**TASK REQUIREMENTS:** Copy word for word the lines in the records below, starting at the line with "Convert this chart to Apache ECharts code." and ending at the line with "Condensed Light', 'Open". Skip the pictures.

**DATA PROVIDED:**
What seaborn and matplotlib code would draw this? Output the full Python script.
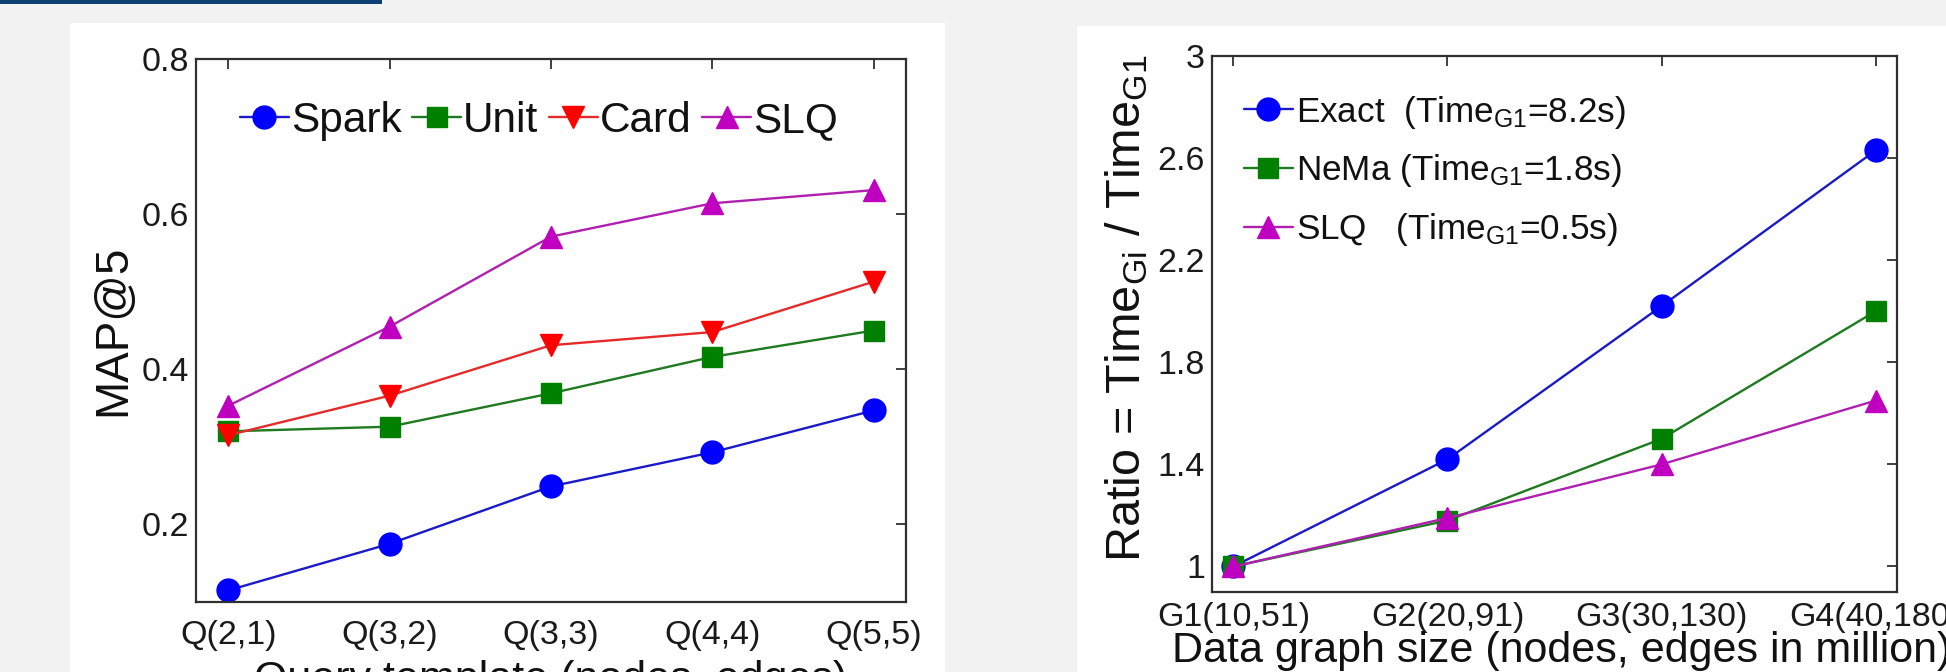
==
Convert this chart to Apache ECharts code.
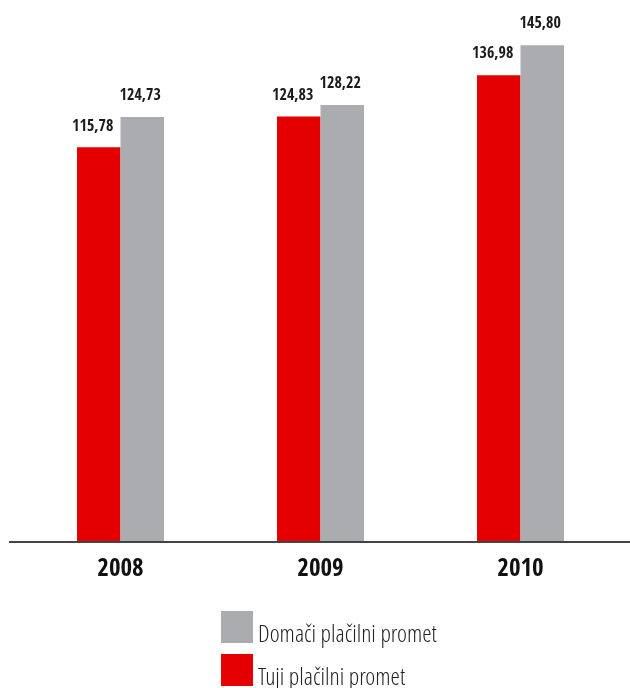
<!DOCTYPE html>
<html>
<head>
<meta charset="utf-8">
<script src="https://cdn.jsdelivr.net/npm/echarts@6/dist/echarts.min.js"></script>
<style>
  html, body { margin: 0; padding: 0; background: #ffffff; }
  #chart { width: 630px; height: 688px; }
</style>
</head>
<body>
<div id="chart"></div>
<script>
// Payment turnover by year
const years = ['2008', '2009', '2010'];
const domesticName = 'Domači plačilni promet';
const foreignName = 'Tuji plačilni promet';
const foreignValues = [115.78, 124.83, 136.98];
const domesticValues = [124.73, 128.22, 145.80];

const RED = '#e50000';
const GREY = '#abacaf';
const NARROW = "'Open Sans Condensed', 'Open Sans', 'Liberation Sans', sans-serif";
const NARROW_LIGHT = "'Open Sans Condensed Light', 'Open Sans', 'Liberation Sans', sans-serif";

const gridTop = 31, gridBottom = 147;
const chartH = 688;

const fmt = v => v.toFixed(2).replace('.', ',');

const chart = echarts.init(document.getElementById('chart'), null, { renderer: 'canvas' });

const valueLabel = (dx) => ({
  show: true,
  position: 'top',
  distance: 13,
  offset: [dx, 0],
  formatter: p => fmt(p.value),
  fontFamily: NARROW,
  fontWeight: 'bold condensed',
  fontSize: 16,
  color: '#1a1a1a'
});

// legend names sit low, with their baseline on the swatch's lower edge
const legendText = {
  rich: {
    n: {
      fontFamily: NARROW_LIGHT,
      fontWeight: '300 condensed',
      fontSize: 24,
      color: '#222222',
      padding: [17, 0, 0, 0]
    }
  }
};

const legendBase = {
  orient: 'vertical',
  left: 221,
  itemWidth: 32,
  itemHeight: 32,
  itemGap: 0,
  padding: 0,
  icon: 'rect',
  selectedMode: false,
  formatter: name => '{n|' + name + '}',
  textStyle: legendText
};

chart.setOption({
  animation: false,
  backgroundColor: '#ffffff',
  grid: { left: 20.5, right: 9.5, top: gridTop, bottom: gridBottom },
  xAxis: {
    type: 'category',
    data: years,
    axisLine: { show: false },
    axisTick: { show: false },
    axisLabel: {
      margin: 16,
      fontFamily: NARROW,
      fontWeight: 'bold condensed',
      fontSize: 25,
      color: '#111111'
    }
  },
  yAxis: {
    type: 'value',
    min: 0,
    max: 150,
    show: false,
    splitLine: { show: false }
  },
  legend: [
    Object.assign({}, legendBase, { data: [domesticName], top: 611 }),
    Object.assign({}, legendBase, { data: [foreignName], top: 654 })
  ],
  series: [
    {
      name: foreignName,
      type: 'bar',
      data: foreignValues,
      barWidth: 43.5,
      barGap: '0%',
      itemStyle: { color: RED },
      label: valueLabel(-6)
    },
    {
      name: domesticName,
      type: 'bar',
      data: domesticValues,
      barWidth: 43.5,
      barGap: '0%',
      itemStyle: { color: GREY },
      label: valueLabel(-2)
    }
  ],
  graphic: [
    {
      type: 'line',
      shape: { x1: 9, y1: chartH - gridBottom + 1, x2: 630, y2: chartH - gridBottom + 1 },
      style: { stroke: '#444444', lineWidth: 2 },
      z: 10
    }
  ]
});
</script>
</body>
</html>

**RESPONSE:**
Convert this chart to Apache ECharts code.
<!DOCTYPE html>
<html>
<head>
<meta charset="utf-8">
<script src="https://cdn.jsdelivr.net/npm/echarts@6/dist/echarts.min.js"></script>
<style>
  html, body { margin: 0; padding: 0; background: #ffffff; }
  #chart { width: 630px; height: 688px; }
</style>
</head>
<body>
<div id="chart"></div>
<script>
// Payment turnover by year
const years = ['2008', '2009', '2010'];
const domesticName = 'Domači plačilni promet';
const foreignName = 'Tuji plačilni promet';
const foreignValues = [115.78, 124.83, 136.98];
const domesticValues = [124.73, 128.22, 145.80];

const RED = '#e50000';
const GREY = '#abacaf';
const NARROW = "'Open Sans Condensed', 'Open Sans', 'Liberation Sans', sans-serif";
const NARROW_LIGHT = "'Open Sans Condensed Light', 'Open Sans', 'Liberation Sans', sans-serif";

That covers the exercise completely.